Adds Daniel Fisher of the University of Michigan, also heavily involved in the project, “Our work provides strong evidence that early human hunters did not hunt mastodons to extinction as quickly as supporters of the so-called ‘Blitzkrieg’ hypothesis have argued. Instead, the evidence from this site shows that humans and megafauna coexisted for at least 2,000 years.”

Waters says the site has changed dramatically since it was first occupied 14,550 years ago. Millennia of deposition associated with rising water tables tied to sea level rise left the site buried under 15 feet of sediment and submerged.
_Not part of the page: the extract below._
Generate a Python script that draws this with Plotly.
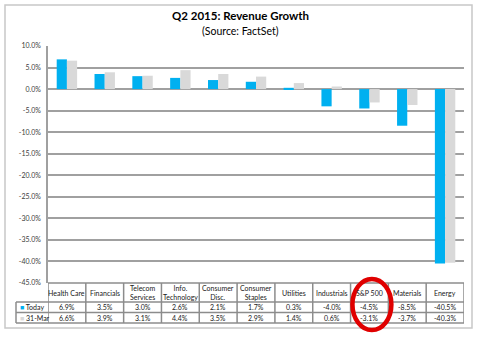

“The Page-Ladson site gives us another clue about the first people to explore and settle the Americas,” adds Waters.

“Page-Ladson significantly adds to our growing knowledge that people were exploring and settling the Americas between 14,000 and 15,000 years ago. Archaeological evidence from other sites dating to this time period show us that people were also adapted to living in Texas, Washington, Oregon, Pennsylvania, Wisconsin and South America. Clearly, people were all over the Americas earlier than we thought.”

Additionally, the evidence from Page-Ladson and the other sites shows that people coexisted with and hunted large mammals, such as the mammoth and mastodon, before they became extinct.

“Work by Texas A&M graduate student Angelina Perrotti on the dung fungus Sporormiella shows that extinction of the megafauna occurred around 12,600 years ago at the site, which is synchronous with other regions in North America,” Waters notes.

“Page-Ladson is an important site that has yielded important information about the First Americans and about the journey of our own species.”

The project was primarily funded by the North Star Archaeological Research program and Chair in First American Studies at Texas A&M; the Elfrieda Frank Foundation; and the National Geographic Society.